July 12 turns the burn from nice-to-have into self-interest. That day, 82.5B tokens unlock as team (200B) and investor (130B) allocations begin a 36-month linear vfest. Post-cliff monthly emissions run roughly 11.9B, split between community (~5B) and team/investor (~6.875B). At current revenue of ~$920K/day and a $0.00177 token price, the buyback absorbs ~520M tokens per day, which is ~15.6B per month, running at roughly 1.3x buyback/emission coverage. Revenue has oscillated between $750K and $1.1M/day for six months now. At 1.3x, $336M a year in buybacks roughly matches post-July emissions.
Let’s run two scenarios. If the team burns before the unlock, circulating supply goes from 590B - 127B + 82.5B (cliff) = 545.5B, which is 7.6% below today’s float. If nothing burns and the cliff hits raw, circulating supply goes to 672.5B, a 14% dilution from where we sit. That’s a 22% swing in circulating supply, and needless to say the team's own 50B cliff tokens are worth more per unit in the first one.
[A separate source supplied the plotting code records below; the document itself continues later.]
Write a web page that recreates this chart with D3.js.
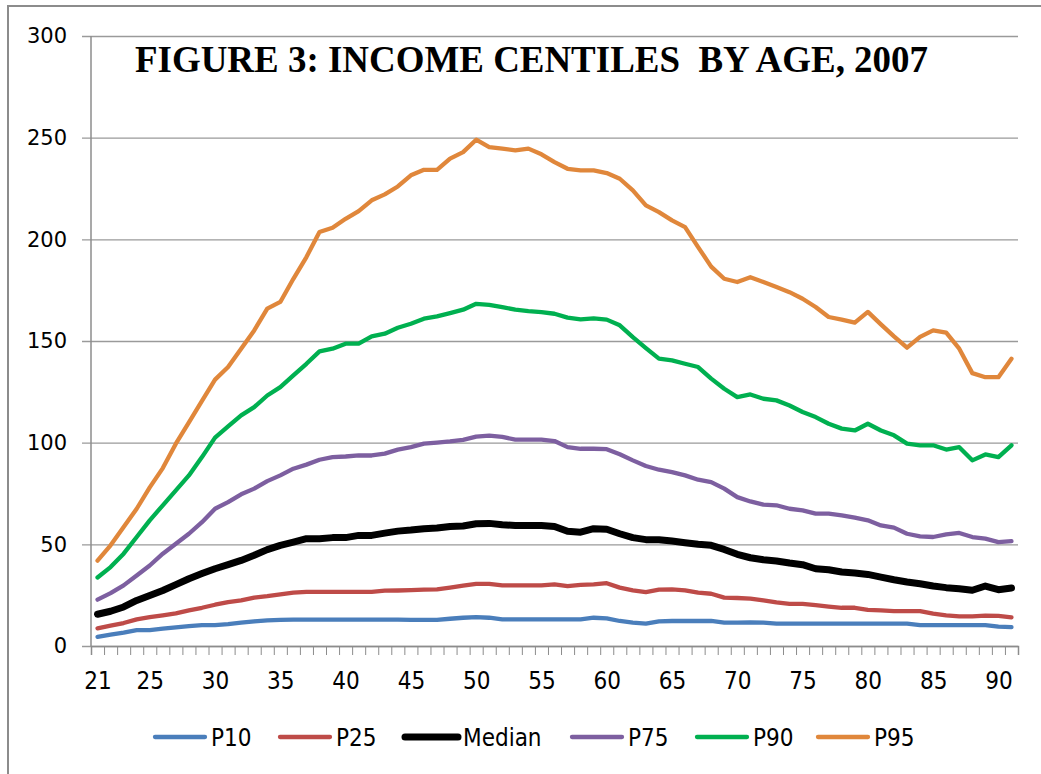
<!DOCTYPE html>
<html>
<head>
<meta charset="utf-8">
<script src="https://cdn.jsdelivr.net/npm/d3@7"></script>
<style>
  body { margin: 0; background: #fff; }
  svg { display: block; }
</style>
</head>
<body>
<svg id="chart" width="1041" height="774"></svg>
<script>
// ages 21..91
const ages = d3.range(21, 92);
const ageLabels = [21, 25, 30, 35, 40, 45, 50, 55, 60, 65, 70, 75, 80, 85, 90];
const yTicks = [0, 50, 100, 150, 200, 250, 300];
const seriesNames = ["P10", "P25", "Median", "P75", "P90", "P95"];
const title = "FIGURE 3: INCOME CENTILES  BY AGE, 2007";

const p10 = [4.5, 5.6, 6.6, 7.8, 7.8, 8.5, 9.2, 9.8, 10.3, 10.3,
	     10.8, 11.5, 12.1, 12.6, 12.8, 13, 13, 13, 13, 13,
	     13, 13, 13, 13, 12.8, 12.8, 12.8, 13.4, 13.9, 14.2,
	     13.9, 13.1, 13.1, 13.1, 13.1, 13.1, 13.1, 13.1, 13.9, 13.6,
	     12.3, 11.5, 11, 12.1, 12.3, 12.3, 12.3, 12.3, 11.5, 11.5,
	     11.6, 11.5, 11, 11, 11, 11, 11, 11, 11, 11,
	     11, 11, 11, 10.3, 10.3, 10.3, 10.3, 10.3, 10.3, 9.5,
	     9.3];
const p25 = [8.7, 10, 11.3, 13.1, 14.2, 15.1, 16, 17.5, 18.8, 20.3,
	     21.6, 22.4, 23.8, 24.5, 25.4, 26.2, 26.6, 26.6, 26.6, 26.6,
	     26.6, 26.6, 27.2, 27.3, 27.5, 27.7, 27.8, 28.7, 29.7, 30.6,
	     30.6, 29.8, 29.8, 29.8, 29.8, 30.3, 29.5, 30.1, 30.3, 30.9,
	     28.7, 27.4, 26.5, 27.7, 27.8, 27.4, 26.2, 25.7, 23.8, 23.6,
	     23.3, 22.4, 21.4, 20.7, 20.7, 20.1, 19.4, 18.8, 18.8, 17.8,
	     17.5, 17.2, 17.2, 17.2, 15.9, 15.1, 14.6, 14.6, 14.9, 14.8,
	     14.1];
const median = [15.6, 17.1, 19.2, 22.4, 24.8, 27.3, 30.2, 33.1, 35.6, 38,
		40, 42.1, 44.6, 47.4, 49.5, 51.1, 52.8, 52.8, 53.3, 53.3,
		54.4, 54.4, 55.5, 56.5, 57, 57.7, 58, 58.8, 59, 60.1,
		60.3, 59.6, 59.3, 59.3, 59.3, 58.8, 56.4, 56, 57.7, 57.4,
		55.2, 53.3, 52.3, 52.3, 51.6, 50.8, 50, 49.5, 47.5, 45.1,
		43.4, 42.4, 41.8, 40.8, 40, 38, 37.5, 36.4, 35.9, 35.2,
		33.9, 32.6, 31.5, 30.6, 29.5, 28.7, 28.2, 27.4, 29.5, 27.7,
		28.5];
const p75 = [22.8, 26, 29.8, 34.7, 39.6, 45.4, 50.3, 55.2, 60.9, 67.5,
	     70.8, 74.6, 77.4, 81.1, 83.9, 87.2, 89.2, 91.6, 92.9, 93.2,
	     93.7, 93.7, 94.6, 96.6, 97.8, 99.5, 100, 100.6, 101.4, 103,
	     103.5, 102.8, 101.5, 101.5, 101.5, 100.8, 97.8, 97, 97, 96.8,
	     94.3, 91.3, 88.5, 86.7, 85.5, 83.9, 81.8, 80.6, 77.4, 73.2,
	     71.1, 69.5, 69.2, 67.5, 66.7, 65.1, 65.1, 64.2, 63.1, 61.8,
	     59.3, 58.2, 55.2, 53.9, 53.6, 54.9, 55.6, 53.6, 52.8, 51.1,
	     51.6];
const p90 = [33.7, 38.8, 45.4, 53.6, 61.8, 69.2, 76.5, 83.9, 92.9, 102.5,
	     108, 113.4, 117.5, 123.2, 127.3, 133.1, 138.8, 144.9, 146.2, 148.7,
	     148.7, 152.3, 153.6, 156.5, 158.5, 161, 162.1, 163.7, 165.4, 168.3,
	     167.8, 166.7, 165.4, 164.7, 164.2, 163.4, 161.5, 160.6, 161.1, 160.5,
	     157.7, 151.9, 146.5, 141.3, 140.5, 138.8, 137.2, 131.5, 126.5, 122.4,
	     123.7, 121.6, 120.8, 118.3, 115.1, 112.6, 109.3, 106.9, 106, 109.3,
	     106, 103.6, 99.5, 98.7, 98.7, 96.6, 97.8, 91.3, 94.2, 92.9,
	     98.7];
const p95 = [42, 49.5, 58.5, 67.5, 78, 87.5, 99.5, 110, 120.5, 131,
	     137.2, 146.2, 155.2, 165.9, 169.2, 180.6, 191.3, 203.6, 205.7, 210.1,
	     213.9, 219.2, 222.1, 226, 231.5, 234.2, 234.2, 239.7, 242.9, 249,
	     245.4, 244.6, 243.8, 244.6, 241.8, 238, 234.7, 233.9, 233.9, 232.6,
	     229.8, 224.1, 216.7, 213.4, 209.3, 206, 196.2, 186.6, 180.6, 179,
	     181.4, 179, 176.5, 174, 170.8, 166.7, 161.8, 160.5, 159, 164.3,
	     158.2, 152.3, 146.7, 152, 155.2, 154.1, 146.2, 134.2, 132.2, 132.2,
	     141.3];

const seriesValues = [p10, p25, median, p75, p90, p95];
const colors = ["#4a7ebb", "#be4b48", "#000000", "#7d5fa0", "#00b050", "#e0873b"];
const widths = [4.3, 4.3, 7, 4.3, 4.3, 4.3];

let dimensions = (svg, m) =>
    ({width: +svg.attr("width"), height: +svg.attr("height"), margin: m,
      innerWidth: +svg.attr("width") - m.left - m.right,
      innerHeight: +svg.attr("height") - m.top - m.bottom});

const narrow = "'Liberation Sans Narrow', 'DejaVu Sans Condensed', sans-serif";

function centileChart(id) {
    const svg = d3.select(`#${id}`);
    const graph = dimensions(svg, {top: 36, left: 91, right: 23, bottom: 128});

    // outer frame (cropped on right / bottom)
    svg.append("rect")
	.attr("x", 8).attr("y", 6)
	.attr("width", 1100).attr("height", 900)
	.attr("fill", "none")
	.attr("stroke", "#8c8c8c")
	.attr("stroke-width", 2);

    const x = d3.scaleLinear()
	  .domain([20.5, 91.5])
	  .range([0, graph.innerWidth]);
    const y = d3.scaleLinear()
	  .domain([0, 300])
	  .range([graph.innerHeight, 0]);

    const g = svg.append("g")
	  .attr("transform", `translate(${graph.margin.left}, ${graph.margin.top})`);

    // gridlines + y labels
    const yAxis = d3.axisLeft(y)
	  .tickValues(yTicks)
	  .tickSize(-graph.innerWidth - 9)
	  .tickPadding(15);
    const yg = g.append("g")
	  .attr("transform", "translate(-9,0)")
	  .call(yAxis);
    yg.select(".domain").remove();
    yg.selectAll("line").attr("stroke", "#9a9a9a").attr("stroke-width", 1.3);
    yg.selectAll("text")
	.attr("font-family", "'DejaVu Sans', sans-serif")
	.attr("font-size", 21)
	.attr("fill", "#000");

    // y axis line
    g.append("line")
	.attr("x1", 0).attr("x2", 0)
	.attr("y1", 0).attr("y2", graph.innerHeight)
	.attr("stroke", "#8c8c8c").attr("stroke-width", 1.5);

    // x axis: tick marks on category boundaries
    const xTickAxis = d3.axisBottom(x)
	  .tickValues(d3.range(20.5, 92, 1))
	  .tickSize(9)
	  .tickFormat("");
    const xg = g.append("g")
	  .attr("transform", `translate(0, ${graph.innerHeight})`)
	  .call(xTickAxis);
    xg.select(".domain").attr("stroke", "#8c8c8c").attr("stroke-width", 1.5);
    xg.selectAll("line").attr("stroke", "#8c8c8c");

    const xLabelAxis = d3.axisBottom(x)
	  .tickValues(ageLabels)
	  .tickSize(0)
	  .tickPadding(26);
    const xl = g.append("g")
	  .attr("transform", `translate(0, ${graph.innerHeight})`)
	  .call(xLabelAxis);
    xl.select(".domain").remove();
    xl.selectAll("text")
	.attr("font-family", narrow)
	.attr("font-size", 24)
	.attr("fill", "#000");

    // lines
    const line = d3.line()
	  .x((d, i) => x(ages[i]))
	  .y(d => y(d));
    g.selectAll(".series").data(seriesValues)
	.enter().append("path")
	.attr("class", "series")
	.attr("d", d => line(d))
	.attr("fill", "none")
	.attr("stroke", (d, i) => colors[i])
	.attr("stroke-width", (d, i) => widths[i])
	.attr("stroke-linejoin", "round")
	.attr("stroke-linecap", "round");

    // title
    svg.append("text")
	.attr("x", 135).attr("y", 72)
	.attr("font-family", "'Liberation Serif', 'Times New Roman', serif")
	.attr("font-weight", "bold")
	.attr("font-size", 37)
	.attr("textLength", 793)
	.attr("lengthAdjust", "spacingAndGlyphs")
	.style("white-space", "pre")
	.text(title);

    // legend
    const legendX = [155, 280, 405, 572, 697, 818];
    const lg = svg.append("g").attr("transform", "translate(0, 737)");
    const items = lg.selectAll("g").data(seriesNames)
	  .enter().append("g")
	  .attr("transform", (d, i) => `translate(${legendX[i]}, 0)`);
    items.append("line")
	.attr("x1", 0).attr("x2", (d, i) => i == 2 ? 53 : 50)
	.attr("y1", 0).attr("y2", 0)
	.attr("stroke", (d, i) => colors[i])
	.attr("stroke-width", (d, i) => widths[i])
	.attr("stroke-linecap", "round");
    items.append("text")
	.attr("x", (d, i) => i == 2 ? 58 : 56)
	.attr("y", 8.5)
	.attr("font-family", narrow)
	.attr("font-size", 24)
	.attr("fill", "#000")
	.text(d => d);
}

centileChart("chart");
</script>
</body>
</html>
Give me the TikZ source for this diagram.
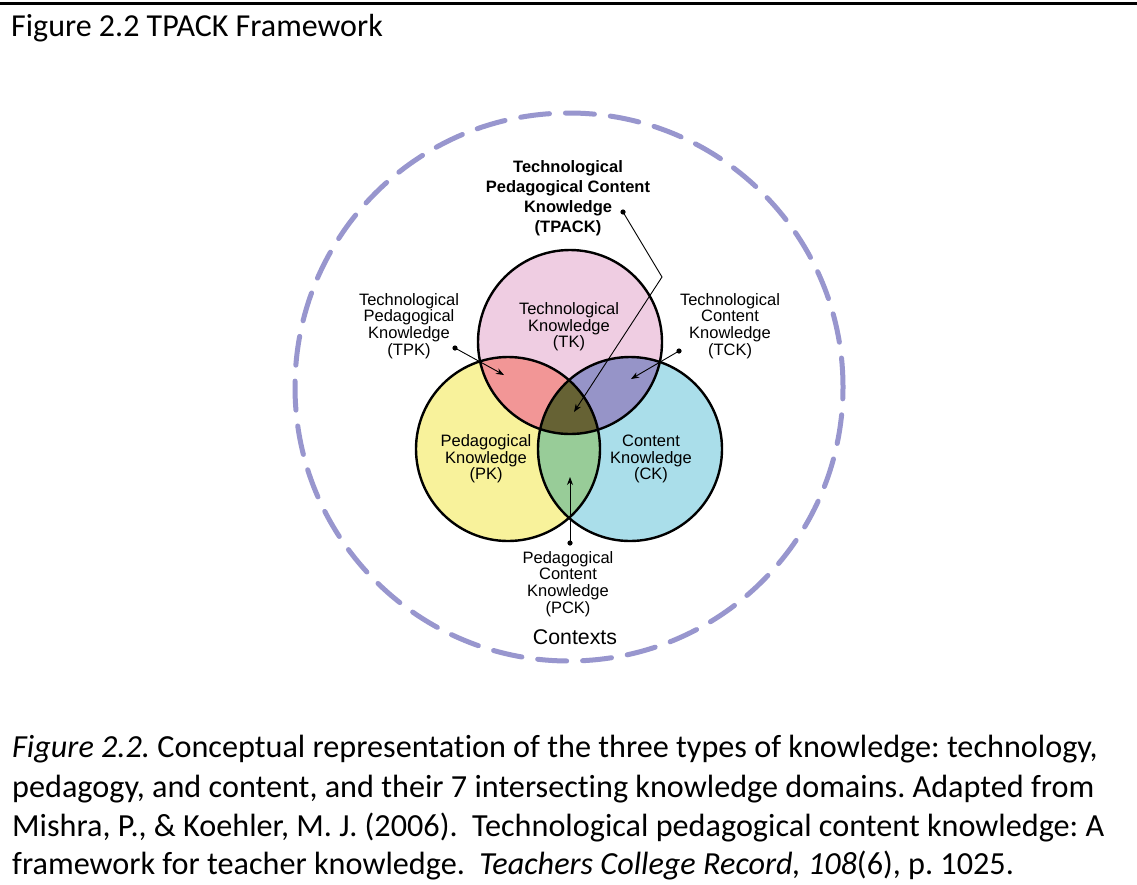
\documentclass[tikz,border=0pt]{standalone}
\usepackage{fontspec}
\setmainfont[Ligatures={NoCommon}]{Carlito}
\newfontfamily\arialf{Liberation Sans}
\usetikzlibrary{arrows.meta}
\frenchspacing
\definecolor{tkcol}{HTML}{EFCDE2}
\definecolor{pkcol}{HTML}{F8F29B}
\definecolor{ckcol}{HTML}{AADEEA}
\definecolor{tpkcol}{HTML}{F29696}
\definecolor{tckcol}{HTML}{9694C8}
\definecolor{pckcol}{HTML}{98CC98}
\definecolor{tpackcol}{HTML}{666234}
\definecolor{ctxcol}{HTML}{9896CE}
\begin{document}
\begin{tikzpicture}[x=1pt,y=-1pt,
  lbl/.style={align=center,inner sep=0pt,font=\arialf\fontsize{16.5}{16.7}\selectfont},
  blbl/.style={align=center,inner sep=0pt,font=\arialf\bfseries\fontsize{16.5}{20}\selectfont},
  captionline/.style={anchor=base west,inner sep=0pt,font=\frenchspacing\fontsize{32.2}{39}\selectfont},
  ring/.style={draw=black,line width=2.4pt},
  pointer/.style={line width=0.9pt,-{Stealth[length=8pt,width=6pt]}},
  dotmark/.style={fill=black}]
\useasboundingbox (0,0) rectangle (1137,884);
\fill[white] (0,0) rectangle (1137,884);
\draw[line width=3pt] (0,3.5) -- (1137,3.5);
\node[anchor=base west,inner sep=0pt,font=\fontsize{32}{36}\selectfont] (title) at (11,36) {Figure 2.2 TPACK Framework};
% contexts ring
\draw[ctxcol,line width=5pt,line cap=round,dash pattern=on 29pt off 16pt] (569,387) circle[radius=274pt];
% circles
\coordinate (T) at (570,342);
\coordinate (P) at (508,449);
\coordinate (C) at (630,449);
\fill[tkcol] (T) circle[radius=92pt];
\fill[pkcol] (P) circle[radius=92pt];
\fill[ckcol] (C) circle[radius=92pt];
\begin{scope}
  \clip (T) circle[radius=92pt];
  \fill[tpkcol] (P) circle[radius=92pt];
  \fill[tckcol] (C) circle[radius=92pt];
  \clip (P) circle[radius=92pt];
  \fill[tpackcol] (C) circle[radius=92pt];
\end{scope}
\begin{scope}
  \clip (P) circle[radius=92pt];
  \clip (C) circle[radius=92pt];
  \fill[pckcol] (P) circle[radius=92pt];
  \clip (T) circle[radius=92pt];
  \fill[tpackcol] (C) circle[radius=92pt];
\end{scope}
\draw[ring] (T) circle[radius=92pt];
\draw[ring] (P) circle[radius=92pt];
\draw[ring] (C) circle[radius=92pt];
% labels
\node[blbl] (tpack) at (568,198) {Technological\\Pedagogical Content\\Knowledge\\(TPACK)};
\node[lbl] (tk) at (569,327) {Technological\\Knowledge\\(TK)};
\node[lbl] (pk) at (486,459) {Pedagogical\\Knowledge\\(PK)};
\node[lbl] (ck) at (651,459) {Content\\Knowledge\\(CK)};
\node[lbl] (tpk) at (409,326) {Technological\\Pedagogical\\Knowledge\\(TPK)};
\node[lbl] (tck) at (730,326) {Technological\\Content\\Knowledge\\(TCK)};
\node[lbl] (pck) at (568,584) {Pedagogical\\Content\\Knowledge\\(PCK)};
\node[inner sep=0pt,font=\arialf\fontsize{21.3}{24}\selectfont] (ctx) at (575,637) {Contexts};
% pointers
\coordinate (tpkdot) at (455,348);
\coordinate (tpktip) at (504,375);
\coordinate (tckdot) at (679,351);
\coordinate (tcktip) at (631,379);
\coordinate (tpackdot) at (623,212);
\coordinate (tpackbend) at (662,277);
\coordinate (tpacktip) at (574,412);
\coordinate (pckdot) at (570,543);
\coordinate (pcktip) at (570,477);
\draw[pointer] (tpkdot) -- (tpktip);
\draw[pointer] (tckdot) -- (tcktip);
\draw[pointer] (tpackdot) -- (tpackbend) -- (tpacktip);
\draw[pointer] (pckdot) -- (pcktip);
\foreach \d in {tpkdot,tckdot,tpackdot,pckdot} \fill[dotmark] (\d) circle[radius=2.6pt];
% caption
\node[captionline] (cap1) at (12,757) {\textit{Figure 2.2.} Conceptual representation of the three types of knowledge: technology,};
\node[captionline] (cap2) at (12,797) {pedagogy, and content, and their 7 intersecting knowledge domains. Adapted from};
\node[captionline] (cap3) at (12,836) {Mishra, P., \& Koehler, M. J. (2006).\ \ Technological pedagogical content knowledge: A};
\node[captionline] (cap4) at (12,874) {framework for teacher knowledge.\ \ \textit{Teachers College Record, 108}(6), p. 1025.};
\end{tikzpicture}
\end{document}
Now strip the cliff out — 590B collapses to ~463B of free float, +27% per token at constant market cap. At $0.00177, market cap is $1.04B and FDV is $1.77B, down 80% from the all-time high. Against ~$336M annualized revenue, that's 3.1x on market cap.
Assign 30% probability to the burn and you're picking up ~8.1% in expected price impact from that scenario alone before any multiple rerating. The upside only requires the team to act in their own financial interest.